»»

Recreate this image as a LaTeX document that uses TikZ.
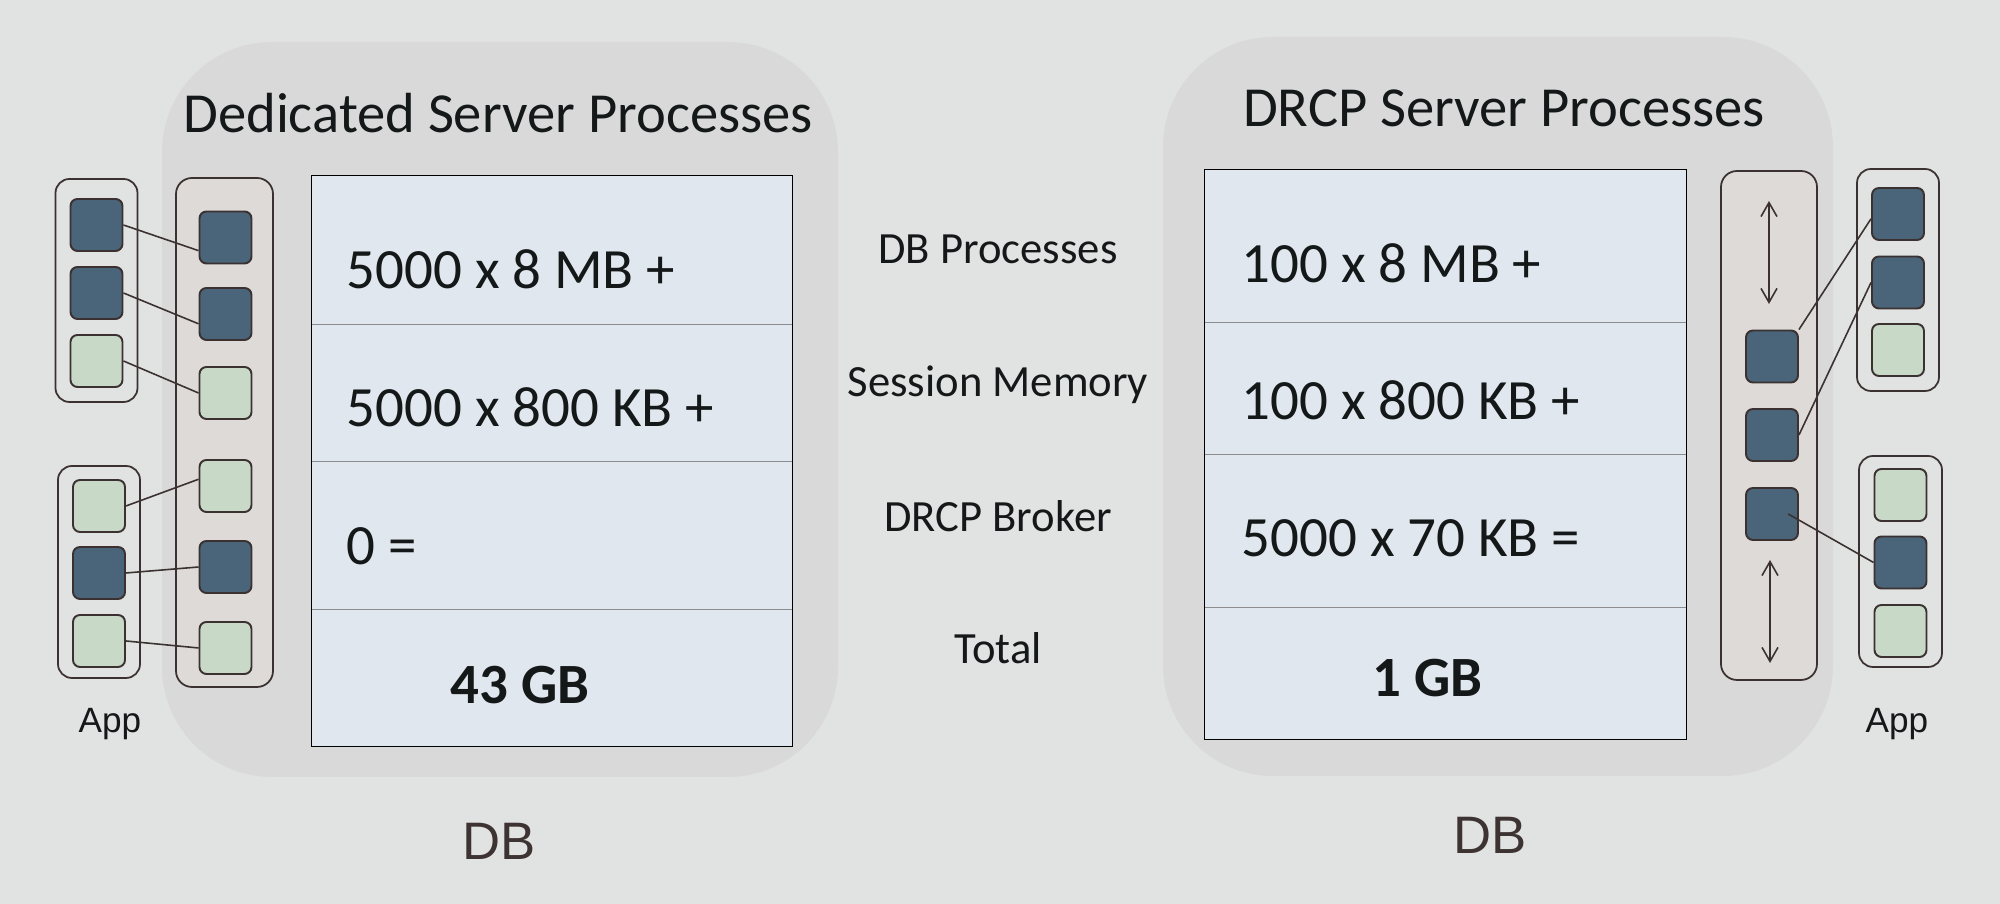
\documentclass[tikz,border=0pt]{standalone}
\usepackage{fontspec}
\setmainfont{Carlito}
\newfontfamily\labelfont{Liberation Sans}
\usetikzlibrary{arrows.meta,positioning,calc}
\definecolor{canvas}{HTML}{E1E3E2}
\definecolor{panelgray}{HTML}{D9D9D9}
\definecolor{tablefill}{HTML}{E0E7EE}
\definecolor{poolfill}{HTML}{DEDAD8}
\definecolor{busyblue}{HTML}{4A6479}
\definecolor{idlegreen}{HTML}{C8D9C8}
\definecolor{outline}{HTML}{3B3131}
\definecolor{rowrule}{HTML}{8C8C8C}
\definecolor{dbtext}{HTML}{3D3333}
\definecolor{inktext}{HTML}{141818}
\tikzset{
  dbpanel/.style={fill=panelgray, rounded corners=11mm, inner sep=0pt},
  memrow/.style={fill=tablefill, inner sep=0pt, minimum width=48mm},
  divider/.style={draw=rowrule, line width=0.4pt},
  tableedge/.style={draw=black, line width=0.4pt},
  memtext/.style={font=\fontsize{16.2}{19}\selectfont, text=inktext, anchor=base west, inner sep=0pt},
  totaltext/.style={memtext, font=\fontsize{16.2}{19}\selectfont\bfseries},
  paneltitle/.style={font=\fontsize{16.1}{19}\selectfont, text=inktext, anchor=base, inner sep=0pt},
  rowlabel/.style={font=\fontsize{12.7}{15}\selectfont, text=inktext, anchor=base, inner sep=0pt},
  dblabel/.style={font=\labelfont\fontsize{15}{18}\selectfont, text=dbtext, anchor=base, inner sep=0pt},
  applabel/.style={font=\labelfont\fontsize{10}{12}\selectfont, text=inktext, anchor=base, inner sep=0pt},
  appbox/.style={draw=outline, line width=0.5pt, rounded corners=1.4mm, minimum width=8.2mm, inner sep=0pt},
  poolbox/.style={appbox, fill=poolfill, rounded corners=1.6mm, minimum width=9.7mm},
  sess/.style={draw=outline, line width=0.55pt, rounded corners=0.7mm, minimum size=5.2mm, inner sep=0pt},
  busysess/.style={sess, fill=busyblue},
  idlesess/.style={sess, fill=idlegreen},
  link/.style={draw=outline, line width=0.45pt},
  growarr/.style={{Straight Barb[length=1.4mm,width=1.6mm]}-{Straight Barb[length=1.4mm,width=1.6mm]}, draw=outline, line width=0.45pt}
}
\begin{document}
\begin{tikzpicture}[x=0.1mm,y=-0.1mm]
  \fill[canvas] (0,0) rectangle (2000,904);
  \useasboundingbox (0,0) rectangle (2000,904);

  % database panels
  \node[dbpanel, minimum width=67.6mm, minimum height=73.5mm] (dedpanel) at (500,409.5) {};
  \node[dbpanel, minimum width=67mm, minimum height=73.9mm] (drcppanel) at (1498,406.5) {};
  \node[paneltitle] (dedtitle) at (498,133) {Dedicated Server Processes};
  \node[paneltitle] (drcptitle) at (1504,127) {DRCP Server Processes};

  % memory tables
  \foreach \n/\cy/\h in {1/250/14.8,2/392.5/13.7,3/535/14.8,4/677.5/13.7}
    \node[memrow, minimum height=\h mm] (dl\n) at (552,\cy) {};
  \foreach \n/\cy/\h in {1/246/15.2,2/388/13.2,3/530.5/15.3,4/673/13.2}
    \node[memrow, minimum height=\h mm, minimum width=48.1mm] (dr\n) at (1445.5,\cy) {};
  \foreach \n in {1,2,3} {
    \draw[divider] (dl\n.south west) -- (dl\n.south east);
    \draw[divider] (dr\n.south west) -- (dr\n.south east);
  }
  \draw[tableedge] (dl1.north west) rectangle (dl4.south east);
  \draw[tableedge] (dr1.north west) rectangle (dr4.south east);

  \node[memtext] (dlt1) at (346,289) {5000 x 8 MB +};
  \node[memtext] (dlt2) at (346,427) {5000 x 800 KB +};
  \node[memtext] (dlt3) at (346,565) {0 =};
  \node[totaltext] (dlt4) at (450,704) {43 GB};
  \node[memtext] (drt1) at (1241,283) {100 x 8 MB +};
  \node[memtext] (drt2) at (1241,420) {100 x 800 KB +};
  \node[memtext] (drt3) at (1241,557) {5000 x 70 KB =};
  \node[totaltext] (drt4) at (1372,696.5) {1 GB};

  % row names between the tables
  \node[rowlabel] (lbproc) at (998,263.5) {DB Processes};
  \node[rowlabel] (lbsess) at (998,397) {Session Memory};
  \node[rowlabel] (lbbroker) at (998,531.5) {DRCP Broker};
  \node[rowlabel] (lbtotal) at (998,663.5) {Total};

  % dedicated side
  \node[appbox, minimum height=22.3mm] (appA) at (96.5,290.5) {};
  \node[appbox, minimum height=21.2mm] (appB) at (99,572) {};
  \node[poolbox, minimum height=50.9mm] (dedpool) at (224.5,432.5) {};
  \node[busysess] (a1) at (96.5,225) {};
  \node[busysess] (a2) at (96.5,293) {};
  \node[idlesess] (a3) at (96.5,361) {};
  \node[idlesess] (b1) at (99,506) {};
  \node[busysess] (b2) at (99,573) {};
  \node[idlesess] (b3) at (99,641) {};
  \node[busysess] (s1) at (225.5,237.5) {};
  \node[busysess] (s2) at (225.5,314) {};
  \node[idlesess] (s3) at (225.5,393) {};
  \node[idlesess] (s4) at (225.5,486) {};
  \node[busysess] (s5) at (225.5,567) {};
  \node[idlesess] (s6) at (225.5,648) {};
  \draw[link] (a1.east) -- (s1.206);
  \draw[link] (a2.east) -- (s2.200);
  \draw[link] (a3.east) -- (s3.west);
  \draw[link] (b1.east) -- (s4.166);
  \draw[link] (b2.east) -- (s5.west);
  \draw[link] (b3.east) -- (s6.west);

  % pooled side
  \node[poolbox, minimum height=50.9mm, minimum width=9.6mm] (drcppool) at (1769,425.5) {};
  \node[appbox, minimum height=22.2mm] (appC) at (1898,280) {};
  \node[appbox, minimum height=21.1mm, minimum width=8.3mm] (appD) at (1900.5,561.5) {};
  \node[busysess] (r1) at (1772,356.5) {};
  \node[busysess] (r2) at (1772,435) {};
  \node[busysess] (r3) at (1772,514) {};
  \node[busysess] (p1) at (1898,214) {};
  \node[busysess] (p2) at (1898,282.5) {};
  \node[idlesess] (p3) at (1898,350) {};
  \node[idlesess] (q1) at (1900.5,495) {};
  \node[busysess] (q2) at (1900.5,562.5) {};
  \node[idlesess] (q3) at (1900.5,631) {};
  \coordinate (growtopA) at (1769,201);
  \coordinate (growtopB) at (1769,304);
  \coordinate (growlowA) at (1770,560);
  \coordinate (growlowB) at (1770,663);
  \draw[growarr] (growtopA) -- (growtopB);
  \draw[growarr] (growlowA) -- (growlowB);
  \draw[link] (r1.north east) -- (p1.190);
  \draw[link] (r2.east) -- (p2.west);
  \draw[link] ($(r3.center)!0.6!(r3.east)$) -- (q2.west);

  % captions
  \node[applabel] (appcapL) at (110,733) {App};
  \node[applabel] (appcapR) at (1897,733) {App};
  \node[dblabel] (dbcapL) at (499,860) {DB};
  \node[dblabel] (dbcapR) at (1490,854) {DB};
\end{tikzpicture}
\end{document}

««

■ TASK BRIEF ■
Omit every picture, then reproduce the rest of the listing exactly.

■ TASK OUTPUT ■
Recreate this image as a LaTeX document that uses TikZ.
\documentclass[tikz,border=0pt]{standalone}
\usepackage{fontspec}
\setmainfont{Carlito}
\newfontfamily\labelfont{Liberation Sans}
\usetikzlibrary{arrows.meta,positioning,calc}
\definecolor{canvas}{HTML}{E1E3E2}
\definecolor{panelgray}{HTML}{D9D9D9}
\definecolor{tablefill}{HTML}{E0E7EE}
\definecolor{poolfill}{HTML}{DEDAD8}
\definecolor{busyblue}{HTML}{4A6479}
\definecolor{idlegreen}{HTML}{C8D9C8}
\definecolor{outline}{HTML}{3B3131}
\definecolor{rowrule}{HTML}{8C8C8C}
\definecolor{dbtext}{HTML}{3D3333}
\definecolor{inktext}{HTML}{141818}
\tikzset{
  dbpanel/.style={fill=panelgray, rounded corners=11mm, inner sep=0pt},
  memrow/.style={fill=tablefill, inner sep=0pt, minimum width=48mm},
  divider/.style={draw=rowrule, line width=0.4pt},
  tableedge/.style={draw=black, line width=0.4pt},
  memtext/.style={font=\fontsize{16.2}{19}\selectfont, text=inktext, anchor=base west, inner sep=0pt},
  totaltext/.style={memtext, font=\fontsize{16.2}{19}\selectfont\bfseries},
  paneltitle/.style={font=\fontsize{16.1}{19}\selectfont, text=inktext, anchor=base, inner sep=0pt},
  rowlabel/.style={font=\fontsize{12.7}{15}\selectfont, text=inktext, anchor=base, inner sep=0pt},
  dblabel/.style={font=\labelfont\fontsize{15}{18}\selectfont, text=dbtext, anchor=base, inner sep=0pt},
  applabel/.style={font=\labelfont\fontsize{10}{12}\selectfont, text=inktext, anchor=base, inner sep=0pt},
  appbox/.style={draw=outline, line width=0.5pt, rounded corners=1.4mm, minimum width=8.2mm, inner sep=0pt},
  poolbox/.style={appbox, fill=poolfill, rounded corners=1.6mm, minimum width=9.7mm},
  sess/.style={draw=outline, line width=0.55pt, rounded corners=0.7mm, minimum size=5.2mm, inner sep=0pt},
  busysess/.style={sess, fill=busyblue},
  idlesess/.style={sess, fill=idlegreen},
  link/.style={draw=outline, line width=0.45pt},
  growarr/.style={{Straight Barb[length=1.4mm,width=1.6mm]}-{Straight Barb[length=1.4mm,width=1.6mm]}, draw=outline, line width=0.45pt}
}
\begin{document}
\begin{tikzpicture}[x=0.1mm,y=-0.1mm]
  \fill[canvas] (0,0) rectangle (2000,904);
  \useasboundingbox (0,0) rectangle (2000,904);

  % database panels
  \node[dbpanel, minimum width=67.6mm, minimum height=73.5mm] (dedpanel) at (500,409.5) {};
  \node[dbpanel, minimum width=67mm, minimum height=73.9mm] (drcppanel) at (1498,406.5) {};
  \node[paneltitle] (dedtitle) at (498,133) {Dedicated Server Processes};
  \node[paneltitle] (drcptitle) at (1504,127) {DRCP Server Processes};

  % memory tables
  \foreach \n/\cy/\h in {1/250/14.8,2/392.5/13.7,3/535/14.8,4/677.5/13.7}
    \node[memrow, minimum height=\h mm] (dl\n) at (552,\cy) {};
  \foreach \n/\cy/\h in {1/246/15.2,2/388/13.2,3/530.5/15.3,4/673/13.2}
    \node[memrow, minimum height=\h mm, minimum width=48.1mm] (dr\n) at (1445.5,\cy) {};
  \foreach \n in {1,2,3} {
    \draw[divider] (dl\n.south west) -- (dl\n.south east);
    \draw[divider] (dr\n.south west) -- (dr\n.south east);
  }
  \draw[tableedge] (dl1.north west) rectangle (dl4.south east);
  \draw[tableedge] (dr1.north west) rectangle (dr4.south east);

  \node[memtext] (dlt1) at (346,289) {5000 x 8 MB +};
  \node[memtext] (dlt2) at (346,427) {5000 x 800 KB +};
  \node[memtext] (dlt3) at (346,565) {0 =};
  \node[totaltext] (dlt4) at (450,704) {43 GB};
  \node[memtext] (drt1) at (1241,283) {100 x 8 MB +};
  \node[memtext] (drt2) at (1241,420) {100 x 800 KB +};
  \node[memtext] (drt3) at (1241,557) {5000 x 70 KB =};
  \node[totaltext] (drt4) at (1372,696.5) {1 GB};

  % row names between the tables
  \node[rowlabel] (lbproc) at (998,263.5) {DB Processes};
  \node[rowlabel] (lbsess) at (998,397) {Session Memory};
  \node[rowlabel] (lbbroker) at (998,531.5) {DRCP Broker};
  \node[rowlabel] (lbtotal) at (998,663.5) {Total};

  % dedicated side
  \node[appbox, minimum height=22.3mm] (appA) at (96.5,290.5) {};
  \node[appbox, minimum height=21.2mm] (appB) at (99,572) {};
  \node[poolbox, minimum height=50.9mm] (dedpool) at (224.5,432.5) {};
  \node[busysess] (a1) at (96.5,225) {};
  \node[busysess] (a2) at (96.5,293) {};
  \node[idlesess] (a3) at (96.5,361) {};
  \node[idlesess] (b1) at (99,506) {};
  \node[busysess] (b2) at (99,573) {};
  \node[idlesess] (b3) at (99,641) {};
  \node[busysess] (s1) at (225.5,237.5) {};
  \node[busysess] (s2) at (225.5,314) {};
  \node[idlesess] (s3) at (225.5,393) {};
  \node[idlesess] (s4) at (225.5,486) {};
  \node[busysess] (s5) at (225.5,567) {};
  \node[idlesess] (s6) at (225.5,648) {};
  \draw[link] (a1.east) -- (s1.206);
  \draw[link] (a2.east) -- (s2.200);
  \draw[link] (a3.east) -- (s3.west);
  \draw[link] (b1.east) -- (s4.166);
  \draw[link] (b2.east) -- (s5.west);
  \draw[link] (b3.east) -- (s6.west);

  % pooled side
  \node[poolbox, minimum height=50.9mm, minimum width=9.6mm] (drcppool) at (1769,425.5) {};
  \node[appbox, minimum height=22.2mm] (appC) at (1898,280) {};
  \node[appbox, minimum height=21.1mm, minimum width=8.3mm] (appD) at (1900.5,561.5) {};
  \node[busysess] (r1) at (1772,356.5) {};
  \node[busysess] (r2) at (1772,435) {};
  \node[busysess] (r3) at (1772,514) {};
  \node[busysess] (p1) at (1898,214) {};
  \node[busysess] (p2) at (1898,282.5) {};
  \node[idlesess] (p3) at (1898,350) {};
  \node[idlesess] (q1) at (1900.5,495) {};
  \node[busysess] (q2) at (1900.5,562.5) {};
  \node[idlesess] (q3) at (1900.5,631) {};
  \coordinate (growtopA) at (1769,201);
  \coordinate (growtopB) at (1769,304);
  \coordinate (growlowA) at (1770,560);
  \coordinate (growlowB) at (1770,663);
  \draw[growarr] (growtopA) -- (growtopB);
  \draw[growarr] (growlowA) -- (growlowB);
  \draw[link] (r1.north east) -- (p1.190);
  \draw[link] (r2.east) -- (p2.west);
  \draw[link] ($(r3.center)!0.6!(r3.east)$) -- (q2.west);

  % captions
  \node[applabel] (appcapL) at (110,733) {App};
  \node[applabel] (appcapR) at (1897,733) {App};
  \node[dblabel] (dbcapL) at (499,860) {DB};
  \node[dblabel] (dbcapR) at (1490,854) {DB};
\end{tikzpicture}
\end{document}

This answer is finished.